* [THE TASK] Your output must be the lines below from the line containing "Reproduce this chart with matplotlib." to the line containing "time_s = np.arange(0, 3271, 10)", both lines included, reproduced exactly and without pictures.

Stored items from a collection

-=-=-=-=-

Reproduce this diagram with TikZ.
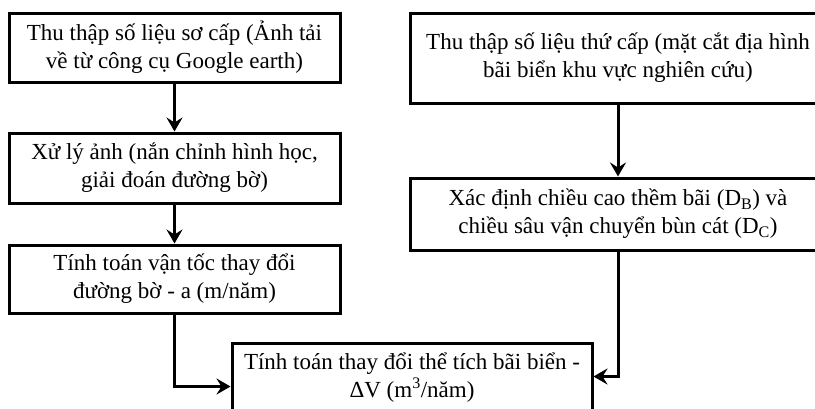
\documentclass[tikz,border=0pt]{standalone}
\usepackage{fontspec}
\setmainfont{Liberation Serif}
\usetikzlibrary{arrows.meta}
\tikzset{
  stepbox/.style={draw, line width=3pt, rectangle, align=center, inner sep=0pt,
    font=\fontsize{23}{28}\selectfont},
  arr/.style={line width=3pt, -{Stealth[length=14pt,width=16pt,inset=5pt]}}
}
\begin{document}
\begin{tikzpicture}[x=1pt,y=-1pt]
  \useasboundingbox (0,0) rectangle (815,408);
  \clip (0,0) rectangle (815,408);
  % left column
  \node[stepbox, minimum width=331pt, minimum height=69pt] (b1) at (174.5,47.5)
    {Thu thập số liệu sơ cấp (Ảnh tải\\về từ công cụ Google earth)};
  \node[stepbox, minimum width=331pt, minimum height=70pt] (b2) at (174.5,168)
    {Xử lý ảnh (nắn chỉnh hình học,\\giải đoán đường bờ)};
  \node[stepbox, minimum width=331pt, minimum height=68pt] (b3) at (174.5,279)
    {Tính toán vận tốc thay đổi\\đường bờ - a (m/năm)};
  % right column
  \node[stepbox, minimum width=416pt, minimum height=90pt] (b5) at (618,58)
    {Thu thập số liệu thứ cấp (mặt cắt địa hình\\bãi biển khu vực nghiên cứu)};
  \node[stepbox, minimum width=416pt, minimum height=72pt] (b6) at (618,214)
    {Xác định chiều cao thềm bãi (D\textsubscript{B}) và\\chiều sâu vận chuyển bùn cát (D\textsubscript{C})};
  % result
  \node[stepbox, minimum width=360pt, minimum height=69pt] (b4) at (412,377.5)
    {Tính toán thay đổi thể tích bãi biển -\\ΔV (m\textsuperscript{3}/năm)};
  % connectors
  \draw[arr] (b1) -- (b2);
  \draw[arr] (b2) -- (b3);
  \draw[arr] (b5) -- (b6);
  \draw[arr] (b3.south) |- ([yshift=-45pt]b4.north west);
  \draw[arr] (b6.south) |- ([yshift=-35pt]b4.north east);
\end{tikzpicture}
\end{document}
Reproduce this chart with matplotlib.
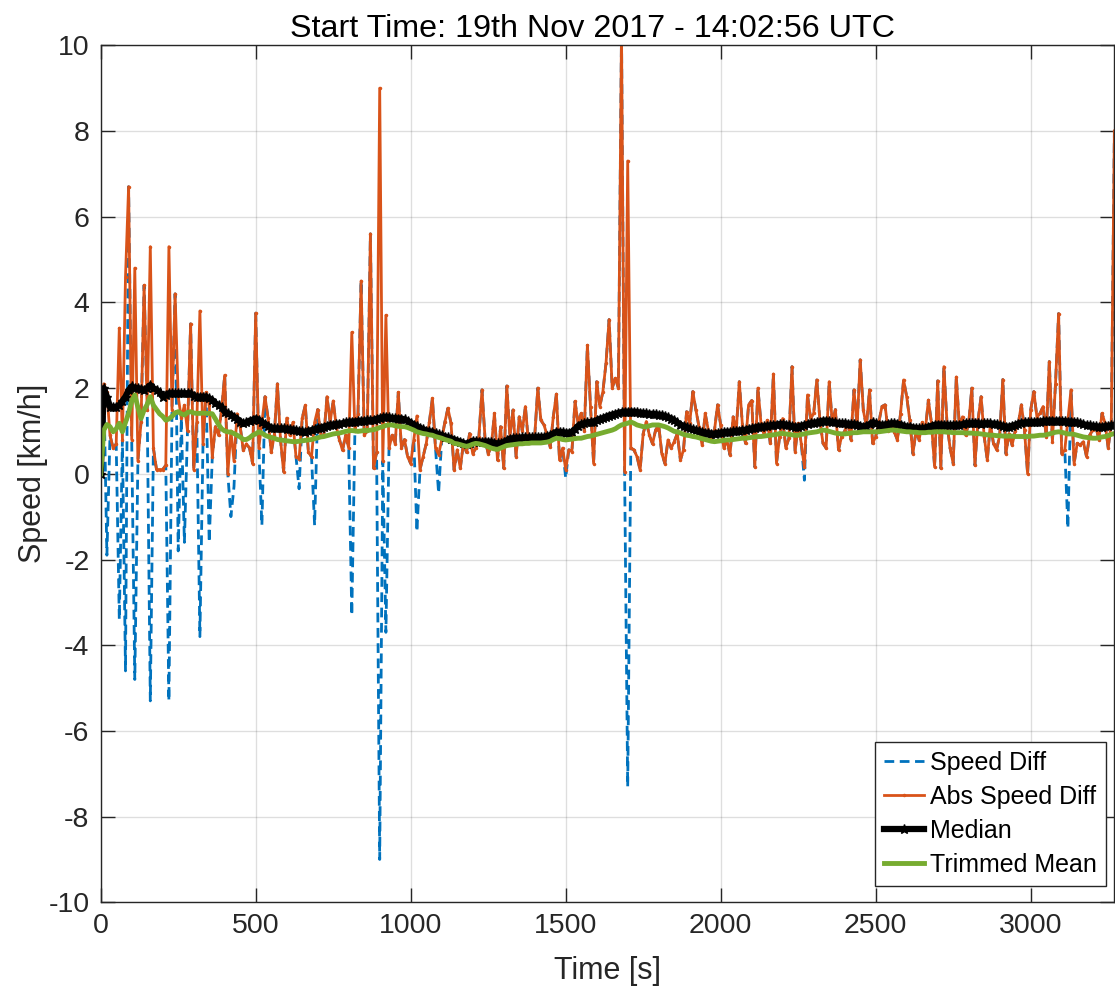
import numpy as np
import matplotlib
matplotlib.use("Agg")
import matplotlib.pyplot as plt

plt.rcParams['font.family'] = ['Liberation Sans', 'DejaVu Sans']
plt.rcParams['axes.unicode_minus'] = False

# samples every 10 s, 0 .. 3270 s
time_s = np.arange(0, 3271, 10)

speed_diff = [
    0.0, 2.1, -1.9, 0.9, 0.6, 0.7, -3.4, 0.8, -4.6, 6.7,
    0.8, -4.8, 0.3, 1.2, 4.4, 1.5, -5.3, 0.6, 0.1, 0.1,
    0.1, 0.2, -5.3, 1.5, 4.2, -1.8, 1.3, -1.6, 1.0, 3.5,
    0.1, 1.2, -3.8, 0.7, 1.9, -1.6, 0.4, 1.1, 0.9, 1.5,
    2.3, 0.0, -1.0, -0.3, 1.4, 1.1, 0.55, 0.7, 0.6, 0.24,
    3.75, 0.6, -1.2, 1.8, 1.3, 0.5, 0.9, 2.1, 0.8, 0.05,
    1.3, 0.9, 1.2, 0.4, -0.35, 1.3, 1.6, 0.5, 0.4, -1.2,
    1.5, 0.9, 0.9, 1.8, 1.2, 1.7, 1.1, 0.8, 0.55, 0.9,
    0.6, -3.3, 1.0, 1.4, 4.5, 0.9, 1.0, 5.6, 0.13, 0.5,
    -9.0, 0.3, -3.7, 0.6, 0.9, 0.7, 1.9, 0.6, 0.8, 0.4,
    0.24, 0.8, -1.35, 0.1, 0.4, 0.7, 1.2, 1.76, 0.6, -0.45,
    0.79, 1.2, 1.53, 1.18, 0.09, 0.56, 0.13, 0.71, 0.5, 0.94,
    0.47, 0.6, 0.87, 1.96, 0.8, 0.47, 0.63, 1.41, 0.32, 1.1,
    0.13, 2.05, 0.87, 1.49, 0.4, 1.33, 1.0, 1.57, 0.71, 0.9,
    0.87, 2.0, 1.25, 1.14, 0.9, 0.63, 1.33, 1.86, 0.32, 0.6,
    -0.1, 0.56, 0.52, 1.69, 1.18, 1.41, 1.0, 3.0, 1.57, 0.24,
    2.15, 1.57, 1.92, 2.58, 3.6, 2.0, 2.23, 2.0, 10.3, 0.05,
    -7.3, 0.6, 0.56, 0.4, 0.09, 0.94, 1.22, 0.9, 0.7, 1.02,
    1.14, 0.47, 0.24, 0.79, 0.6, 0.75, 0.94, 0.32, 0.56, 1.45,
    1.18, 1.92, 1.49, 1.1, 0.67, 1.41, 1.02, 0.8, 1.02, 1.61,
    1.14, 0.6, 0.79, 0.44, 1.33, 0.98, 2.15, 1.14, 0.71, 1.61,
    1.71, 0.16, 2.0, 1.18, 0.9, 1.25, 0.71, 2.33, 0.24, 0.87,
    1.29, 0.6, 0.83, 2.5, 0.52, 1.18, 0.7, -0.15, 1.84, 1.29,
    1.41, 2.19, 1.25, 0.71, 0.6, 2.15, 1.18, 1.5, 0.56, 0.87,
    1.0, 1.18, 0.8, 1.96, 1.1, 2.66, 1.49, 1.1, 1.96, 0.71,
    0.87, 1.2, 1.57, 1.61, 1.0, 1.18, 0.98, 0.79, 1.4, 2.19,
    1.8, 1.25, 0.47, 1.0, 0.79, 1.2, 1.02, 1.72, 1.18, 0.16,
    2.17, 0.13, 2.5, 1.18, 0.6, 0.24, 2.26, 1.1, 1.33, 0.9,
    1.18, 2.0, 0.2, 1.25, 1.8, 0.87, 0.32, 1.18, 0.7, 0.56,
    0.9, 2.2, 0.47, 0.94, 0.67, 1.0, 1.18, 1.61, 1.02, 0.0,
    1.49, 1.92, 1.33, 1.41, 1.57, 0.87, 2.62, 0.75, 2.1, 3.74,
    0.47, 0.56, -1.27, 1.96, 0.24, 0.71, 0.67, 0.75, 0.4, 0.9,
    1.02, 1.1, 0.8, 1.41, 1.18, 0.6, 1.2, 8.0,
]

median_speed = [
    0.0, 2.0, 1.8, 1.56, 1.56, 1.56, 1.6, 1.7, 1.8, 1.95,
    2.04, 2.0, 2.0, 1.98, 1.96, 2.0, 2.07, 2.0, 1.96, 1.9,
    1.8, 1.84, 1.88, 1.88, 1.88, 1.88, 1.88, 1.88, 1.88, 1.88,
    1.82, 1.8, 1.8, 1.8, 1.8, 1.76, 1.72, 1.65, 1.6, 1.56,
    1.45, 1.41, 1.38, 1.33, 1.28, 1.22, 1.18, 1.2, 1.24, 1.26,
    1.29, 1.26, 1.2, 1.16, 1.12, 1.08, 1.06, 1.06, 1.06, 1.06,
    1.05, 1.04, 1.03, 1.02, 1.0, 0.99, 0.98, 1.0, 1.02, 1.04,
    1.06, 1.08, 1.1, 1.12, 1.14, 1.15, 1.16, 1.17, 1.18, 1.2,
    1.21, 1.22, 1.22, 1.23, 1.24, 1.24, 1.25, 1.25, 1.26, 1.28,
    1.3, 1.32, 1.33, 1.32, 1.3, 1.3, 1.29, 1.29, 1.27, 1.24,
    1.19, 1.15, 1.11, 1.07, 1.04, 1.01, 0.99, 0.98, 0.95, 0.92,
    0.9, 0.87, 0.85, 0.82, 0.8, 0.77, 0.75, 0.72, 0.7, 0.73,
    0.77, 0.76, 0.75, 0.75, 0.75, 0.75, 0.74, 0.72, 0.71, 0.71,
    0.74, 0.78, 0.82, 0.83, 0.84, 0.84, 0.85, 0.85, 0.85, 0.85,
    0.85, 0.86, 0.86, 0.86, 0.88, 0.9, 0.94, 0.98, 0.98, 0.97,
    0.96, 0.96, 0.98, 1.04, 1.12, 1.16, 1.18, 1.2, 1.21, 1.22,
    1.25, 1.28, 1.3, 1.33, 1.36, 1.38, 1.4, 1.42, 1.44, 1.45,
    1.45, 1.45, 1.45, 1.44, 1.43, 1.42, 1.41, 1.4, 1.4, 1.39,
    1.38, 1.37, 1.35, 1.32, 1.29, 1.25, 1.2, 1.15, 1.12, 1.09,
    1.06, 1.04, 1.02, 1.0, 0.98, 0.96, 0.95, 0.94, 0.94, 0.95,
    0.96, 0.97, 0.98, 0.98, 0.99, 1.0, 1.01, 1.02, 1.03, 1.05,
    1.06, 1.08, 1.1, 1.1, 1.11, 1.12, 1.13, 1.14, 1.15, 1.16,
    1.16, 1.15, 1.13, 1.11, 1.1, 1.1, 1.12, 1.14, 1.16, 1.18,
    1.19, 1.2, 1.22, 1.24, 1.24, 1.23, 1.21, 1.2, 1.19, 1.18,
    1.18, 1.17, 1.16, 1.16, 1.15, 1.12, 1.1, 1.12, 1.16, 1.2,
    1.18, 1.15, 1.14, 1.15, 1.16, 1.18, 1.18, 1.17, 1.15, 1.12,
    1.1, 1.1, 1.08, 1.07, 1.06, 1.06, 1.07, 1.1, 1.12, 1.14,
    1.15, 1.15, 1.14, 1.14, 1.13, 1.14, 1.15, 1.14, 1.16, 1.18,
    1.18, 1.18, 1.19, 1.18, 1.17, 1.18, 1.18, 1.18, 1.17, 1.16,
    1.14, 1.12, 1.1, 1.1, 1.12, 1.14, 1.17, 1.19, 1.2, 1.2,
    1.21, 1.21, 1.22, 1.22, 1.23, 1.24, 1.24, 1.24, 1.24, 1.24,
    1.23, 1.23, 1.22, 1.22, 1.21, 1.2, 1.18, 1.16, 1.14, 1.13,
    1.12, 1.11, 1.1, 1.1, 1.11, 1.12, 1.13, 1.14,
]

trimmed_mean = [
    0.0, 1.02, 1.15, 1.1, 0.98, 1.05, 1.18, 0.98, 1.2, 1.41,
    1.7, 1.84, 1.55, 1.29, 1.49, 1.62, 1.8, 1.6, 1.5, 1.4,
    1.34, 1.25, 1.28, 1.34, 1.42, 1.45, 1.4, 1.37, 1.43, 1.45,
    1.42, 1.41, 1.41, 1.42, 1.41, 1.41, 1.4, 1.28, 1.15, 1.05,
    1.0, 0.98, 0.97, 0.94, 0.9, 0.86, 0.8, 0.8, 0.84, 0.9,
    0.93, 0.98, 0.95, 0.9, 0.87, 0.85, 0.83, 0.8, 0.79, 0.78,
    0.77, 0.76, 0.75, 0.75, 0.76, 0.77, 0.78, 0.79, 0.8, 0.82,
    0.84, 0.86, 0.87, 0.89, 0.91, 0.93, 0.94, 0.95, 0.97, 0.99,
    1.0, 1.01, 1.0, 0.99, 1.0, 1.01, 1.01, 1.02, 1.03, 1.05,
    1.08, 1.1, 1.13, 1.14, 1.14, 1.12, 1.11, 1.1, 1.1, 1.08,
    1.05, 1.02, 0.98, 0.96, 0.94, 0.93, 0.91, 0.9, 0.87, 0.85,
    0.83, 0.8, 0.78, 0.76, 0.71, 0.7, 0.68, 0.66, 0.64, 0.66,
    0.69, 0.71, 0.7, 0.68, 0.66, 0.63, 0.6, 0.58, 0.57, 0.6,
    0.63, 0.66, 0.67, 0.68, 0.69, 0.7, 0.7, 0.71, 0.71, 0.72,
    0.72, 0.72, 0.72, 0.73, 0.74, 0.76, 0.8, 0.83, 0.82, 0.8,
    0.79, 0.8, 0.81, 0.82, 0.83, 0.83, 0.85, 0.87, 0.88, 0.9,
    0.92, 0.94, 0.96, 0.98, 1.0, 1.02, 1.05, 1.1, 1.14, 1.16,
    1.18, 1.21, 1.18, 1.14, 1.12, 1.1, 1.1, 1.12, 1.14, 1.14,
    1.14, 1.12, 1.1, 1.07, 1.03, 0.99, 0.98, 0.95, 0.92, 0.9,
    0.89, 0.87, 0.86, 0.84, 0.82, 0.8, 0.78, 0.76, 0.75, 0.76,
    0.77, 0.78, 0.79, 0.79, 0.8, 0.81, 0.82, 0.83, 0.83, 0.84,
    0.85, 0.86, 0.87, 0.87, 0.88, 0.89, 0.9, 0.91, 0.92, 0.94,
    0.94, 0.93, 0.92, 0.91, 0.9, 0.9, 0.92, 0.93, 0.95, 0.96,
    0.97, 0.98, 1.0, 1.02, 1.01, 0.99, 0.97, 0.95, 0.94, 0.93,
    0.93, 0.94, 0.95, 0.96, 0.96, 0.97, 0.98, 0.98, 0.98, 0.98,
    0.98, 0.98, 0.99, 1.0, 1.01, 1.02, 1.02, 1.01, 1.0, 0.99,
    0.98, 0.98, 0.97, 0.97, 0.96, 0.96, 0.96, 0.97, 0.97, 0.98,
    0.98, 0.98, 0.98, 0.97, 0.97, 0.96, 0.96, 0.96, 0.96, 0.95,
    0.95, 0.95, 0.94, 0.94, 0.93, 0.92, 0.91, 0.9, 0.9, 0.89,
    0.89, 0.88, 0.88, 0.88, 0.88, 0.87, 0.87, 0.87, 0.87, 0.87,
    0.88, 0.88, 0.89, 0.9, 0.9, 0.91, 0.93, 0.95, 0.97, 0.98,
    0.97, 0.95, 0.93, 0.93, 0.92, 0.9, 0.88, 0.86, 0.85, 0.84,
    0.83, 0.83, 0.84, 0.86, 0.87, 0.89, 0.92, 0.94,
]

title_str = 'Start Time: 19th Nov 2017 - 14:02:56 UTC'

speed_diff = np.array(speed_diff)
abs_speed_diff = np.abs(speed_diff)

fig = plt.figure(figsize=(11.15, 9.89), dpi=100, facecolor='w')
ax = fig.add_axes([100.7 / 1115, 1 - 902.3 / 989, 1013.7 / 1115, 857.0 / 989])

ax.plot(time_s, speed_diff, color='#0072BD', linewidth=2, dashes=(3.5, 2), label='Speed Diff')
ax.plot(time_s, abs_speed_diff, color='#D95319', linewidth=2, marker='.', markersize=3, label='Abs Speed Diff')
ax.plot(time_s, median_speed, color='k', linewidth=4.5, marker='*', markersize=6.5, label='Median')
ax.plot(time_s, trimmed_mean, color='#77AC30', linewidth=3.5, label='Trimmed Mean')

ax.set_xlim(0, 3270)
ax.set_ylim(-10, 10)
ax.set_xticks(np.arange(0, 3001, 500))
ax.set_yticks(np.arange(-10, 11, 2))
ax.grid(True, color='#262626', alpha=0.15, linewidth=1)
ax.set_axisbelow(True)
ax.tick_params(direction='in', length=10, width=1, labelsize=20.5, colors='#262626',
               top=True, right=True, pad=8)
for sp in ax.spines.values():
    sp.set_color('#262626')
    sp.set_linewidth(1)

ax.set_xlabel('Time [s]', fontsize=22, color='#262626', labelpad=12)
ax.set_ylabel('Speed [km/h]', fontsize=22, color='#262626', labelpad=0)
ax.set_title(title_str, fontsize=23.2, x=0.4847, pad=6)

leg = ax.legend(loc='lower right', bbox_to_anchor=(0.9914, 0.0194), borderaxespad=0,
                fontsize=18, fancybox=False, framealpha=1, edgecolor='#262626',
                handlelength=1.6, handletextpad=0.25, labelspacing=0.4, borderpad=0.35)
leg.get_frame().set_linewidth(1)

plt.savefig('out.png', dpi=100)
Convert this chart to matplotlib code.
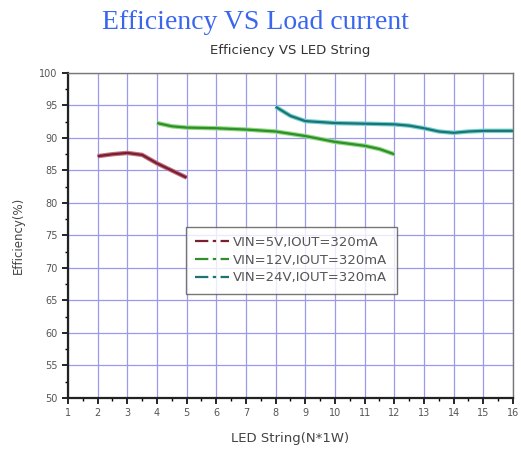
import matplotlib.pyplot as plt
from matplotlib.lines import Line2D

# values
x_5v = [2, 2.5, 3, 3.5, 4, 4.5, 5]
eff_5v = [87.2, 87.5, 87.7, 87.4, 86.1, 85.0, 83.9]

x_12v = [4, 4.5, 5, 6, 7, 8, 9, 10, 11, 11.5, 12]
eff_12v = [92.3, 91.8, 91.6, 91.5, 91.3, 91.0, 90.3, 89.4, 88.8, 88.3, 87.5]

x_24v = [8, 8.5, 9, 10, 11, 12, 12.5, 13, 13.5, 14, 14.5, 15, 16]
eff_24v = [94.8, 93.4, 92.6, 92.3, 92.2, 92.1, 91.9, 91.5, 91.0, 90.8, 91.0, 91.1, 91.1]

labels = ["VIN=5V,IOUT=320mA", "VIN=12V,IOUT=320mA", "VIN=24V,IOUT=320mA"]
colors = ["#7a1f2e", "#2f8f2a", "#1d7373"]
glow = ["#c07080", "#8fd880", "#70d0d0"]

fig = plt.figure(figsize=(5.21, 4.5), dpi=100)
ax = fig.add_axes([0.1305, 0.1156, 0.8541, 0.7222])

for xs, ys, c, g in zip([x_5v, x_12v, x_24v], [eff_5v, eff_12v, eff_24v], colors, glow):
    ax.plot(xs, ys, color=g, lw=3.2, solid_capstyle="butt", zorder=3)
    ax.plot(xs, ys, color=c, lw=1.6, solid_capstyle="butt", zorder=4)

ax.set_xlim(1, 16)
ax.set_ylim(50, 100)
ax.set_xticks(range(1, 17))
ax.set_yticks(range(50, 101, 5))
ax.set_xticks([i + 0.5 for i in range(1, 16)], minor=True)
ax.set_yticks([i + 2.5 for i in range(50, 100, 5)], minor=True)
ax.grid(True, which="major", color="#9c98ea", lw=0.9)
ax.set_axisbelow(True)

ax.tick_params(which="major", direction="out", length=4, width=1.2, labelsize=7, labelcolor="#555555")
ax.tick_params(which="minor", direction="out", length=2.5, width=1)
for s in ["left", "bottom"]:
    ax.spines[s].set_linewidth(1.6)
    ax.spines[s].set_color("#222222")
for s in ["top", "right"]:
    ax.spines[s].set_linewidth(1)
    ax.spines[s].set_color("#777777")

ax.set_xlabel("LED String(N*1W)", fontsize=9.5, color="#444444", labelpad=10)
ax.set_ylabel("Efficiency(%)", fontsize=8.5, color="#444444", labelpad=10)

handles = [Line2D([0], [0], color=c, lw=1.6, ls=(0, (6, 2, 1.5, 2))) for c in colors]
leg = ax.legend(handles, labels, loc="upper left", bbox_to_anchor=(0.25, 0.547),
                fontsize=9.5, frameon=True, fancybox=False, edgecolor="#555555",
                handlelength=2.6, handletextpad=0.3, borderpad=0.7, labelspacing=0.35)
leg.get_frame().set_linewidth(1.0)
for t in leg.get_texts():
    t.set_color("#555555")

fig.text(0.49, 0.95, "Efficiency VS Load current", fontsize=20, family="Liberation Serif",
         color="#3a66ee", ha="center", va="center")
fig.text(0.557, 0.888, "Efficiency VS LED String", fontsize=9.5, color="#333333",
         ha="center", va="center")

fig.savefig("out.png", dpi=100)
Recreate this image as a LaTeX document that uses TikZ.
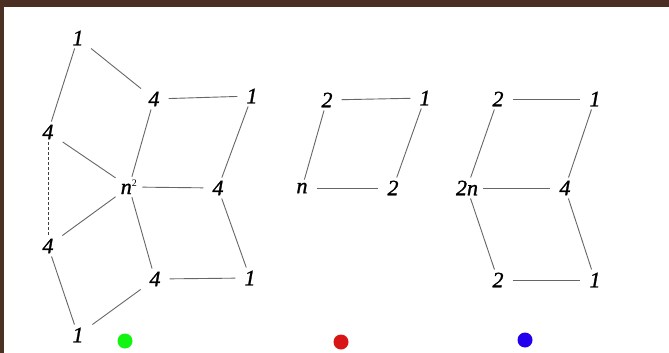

-=-=-=-=-

* [SOLUTION FOR THIS PROBLEM]
Reproduce this chart with matplotlib.
import numpy as np
import matplotlib
matplotlib.use("Agg")
import matplotlib.pyplot as plt

plt.rcParams['font.family'] = ['Liberation Sans', 'DejaVu Sans']
plt.rcParams['axes.unicode_minus'] = False

# samples every 10 s, 0 .. 3270 s
time_s = np.arange(0, 3271, 10)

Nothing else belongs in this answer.